Tri menyatakan, sebagai pejabat publik yang telah disumpah, Yasonna Laoly seharusnya bekerja secara profesional dan akuntabel. Tri juga mengingatkan, jabatan menteri Hukum dan HAM yang diemban Yasonna itu melekat selama 24 jam.
"Artinya, kalau sudah disumpah sebagai pejabat publik, harusnya memihak pada jabatan publiknya. Tidak menjadi petugas partai atau petugas golongan," ujar Tri.
Tri juga mengingatkan, sebagai Menteri Hukum dan HAM, Yasonna juga menerbitkan Peraturan Menteri Hukum dan HAM Nomor 38 Tahun 2015 tentang Pedoman Penanganan Benturan Kepentingan di Lingkungan Kementerian Hukum dan HAM.
Dalam peraturan itu disebutkan beberapa jenis benturan kepentingan, misalnya situasi yang menyebabkan penggunaan aset jabatan atau instansi untuk kepentingan pribadi dan golongan. Jenis benturan kepentingan lain yang disebut adalah perangkapan jabatan di beberapa instansi yang memiliki hubungan langsung atau tidak langsung serta sejenis atau tidak sejenis sehingga menyebabkan pemanfaatan suatu jabatan untuk kepentingan jabatan lain.
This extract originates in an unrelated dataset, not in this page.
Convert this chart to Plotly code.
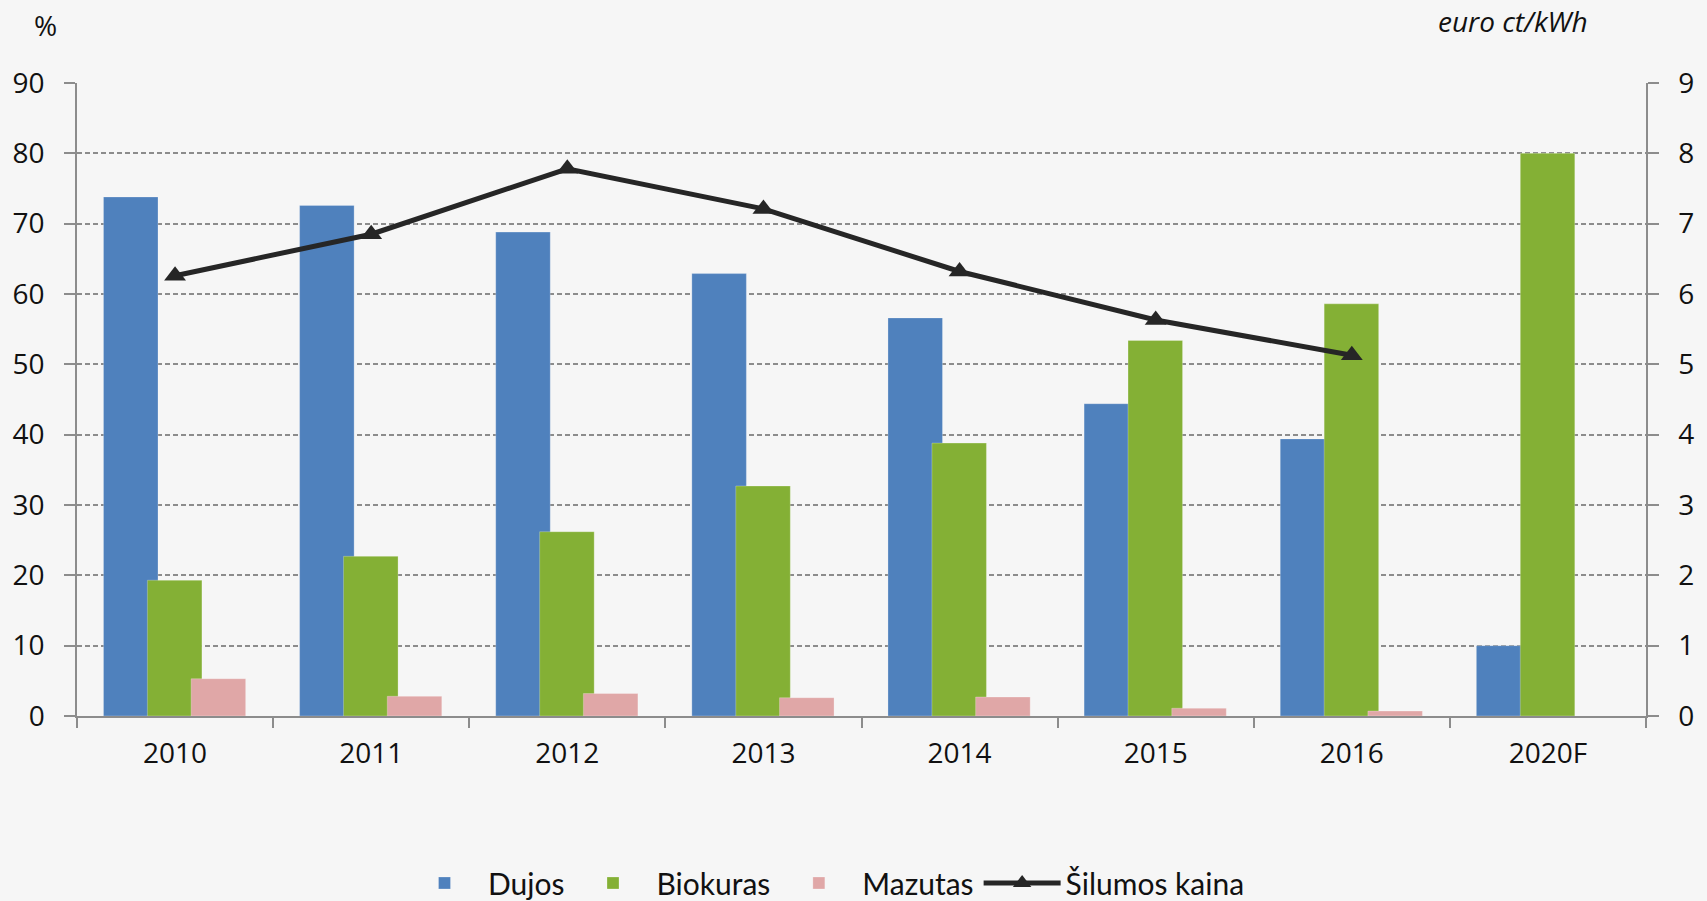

Tri memaparkan, dalam laporannya kepada Presiden, ICM meminta Presiden menjatuhkan sanksi berat kepada Yasonna. Sebab, Tri menilai, tindakan Yasonna juga merupakan pelanggaran berat. "Kalau bicara ini pelanggaran berat, maka kami sebagai bagian dari rakyat Indonesia meminta Presiden untuk mencopot Saudara Yasonna Laoly," ungkapnya.
Tri menambahkan, laporan pada Presiden juga ditembuskan kepada tiga orang tokoh yang selama ini dianggap sebagai guru bangsa, yakni Ahmad Syafii Maarif, Kiai Haji Mustofa Bisri atau Gus Mus, serta Ibu Sinta Nuriyah Wahid. "Harapan kami, tiga guru bangsa ini bisa memberi masukan pada Presiden," tuturnya.
Sebelum laporan itu, Yasonna telah mengeluarkan pernyataan terkait kontroversi yang menimpa dirinya. Ia menyatakan, kehadiran dirinya dalam konferensi pers di DPP PDI-P bukanlah sebagai Menteri Hukum dan HAM.
Yasonna menyebut, dalam konferensi pers tersebut, dirinya hadir sebagai pengurus DPP PDI-P. "Pakaian saya juga jelas, pakaian partai waktu itu. Bukan sebagai Menteri Hukum dan HAM," katanya seusai menghadiri acara Kementerian Hukum dan HAM di Yogyakarta, Jumat (17/1/2020).
Yasonna menyebut, dirinya tidak ikut dalam tim hukum DPP PDI-P terkait kasus suap Wahyu Setiawan. Namun, Yasonna menuturkan, sebagai ketua DPP PDI-P Bidang Hukum, HAM, dan Perundangan-undangan, dirinya memang membentuk tim hukum tersebut. "Saya tidak ikut di tim hukum. Saya ketua DPP yang membentuk tim hukum. Waktu kami bentuk (tim hukum), saya umumkan. Itulah tugas saya," ungkap Yasonna.
Yasonna juga menuturkan, meski menjabat sebagai Menteri Hukum dan HAM, dirinya tidak bisa mengintervensi proses penyidikan kasus suap terhadap Wahyu Setiawan. "Mana bisa saya intervensi. Saya tidak punya kewenangan, kecuali saya komisioner KPK," ujar dia.